Lagman to ex-DICT chief Salalima: Tell all about ‘corrupt pressures.’ Is your resignation linked to broadband project?

SHARE
File photo of resigned DICT chief Rodolfo Salalima

MANILA, Philippines — Albay Rep. Edcel Lagman is urging his province-mate Rodolfo Salalima to explain in detail the reasons why he had decided to quit the Department of Information and Communications Technology and whether his resignation had something to do with the DICT’s P77.9-billion national broadband project.

Lagman said nine days before news broke out that Salalima had submitted his resignation letter to Malacañang, the DICT chief told him of his intention to step down.

The Liberal Party lawmaker said this happened last September 12 when Salalima, after the termination of the House plenary consideration of the budget for the DICT, approached him in the session hall “and told me he was resigning because he ‘could not anymore bear the pressure’ on him.”

“I urge Salalima to disclose more thoroughly how, when and who exerted corrupt pressures and interferences on him,” said Lagman in a statement issued Tuesday, Sept. 26.

“The former DICT secretary must also reveal whether the bidding of the national broadband project was a subject of the fraudulent interference,” he added.

A day after Malacañang announced last Sept. 21 the resignation of Salalima, a former San Beda classmate of President Rodrigo Duterte, the resigned DICT chief told media that he had decided to leave the agency last Sept. 4 while he was driving home and wrote his resignation letter the following day.

A portion of Salalima’s letter addressed to Duterte read, “I accepted that this department shall have no corruption, because that is the President’s commandment to all of us.
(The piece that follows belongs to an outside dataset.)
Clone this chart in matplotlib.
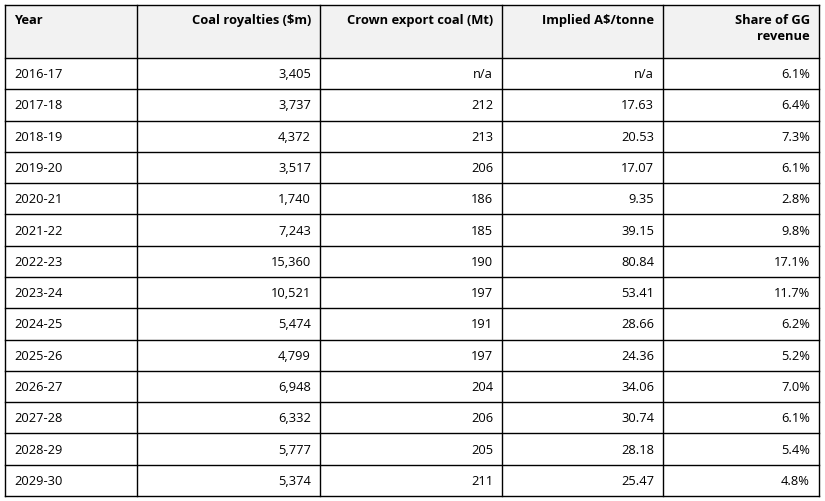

I rejected favors. I rejected and opposed corruption in this government…and this is what I meant. I have to resign.”

However, the letter did not identify who were offering favors to whom and what corrupt moves or activities Salalima disapproved of while he was DICT chief.

Reports from unidentified DICT insiders swirled that the alleged pressures and interventions faced by Salalima included those that came from certain suppliers in the DICT’s national broadband project.

The project aims to accelerate the deployment of fiber optic cables and wireless technologies, and improve the overall internet speed and affordability all over the country, particularly in remote areas, according to the DICT.

A similar project was supposed to have been implemented by the government 10 years ago under the presidency of Gloria Macapagal-Arroyo.

However, the $329-million national broadband network plan with China’s Zhong Xing Telecommunication Equipment Company Ltd. was scrapped by Arroyo in October 2007 following corruption allegations that were linked to then Commission on Elections chief Benjamin Abalos and First Gentleman Jose Miguel “Mike” Arroyo.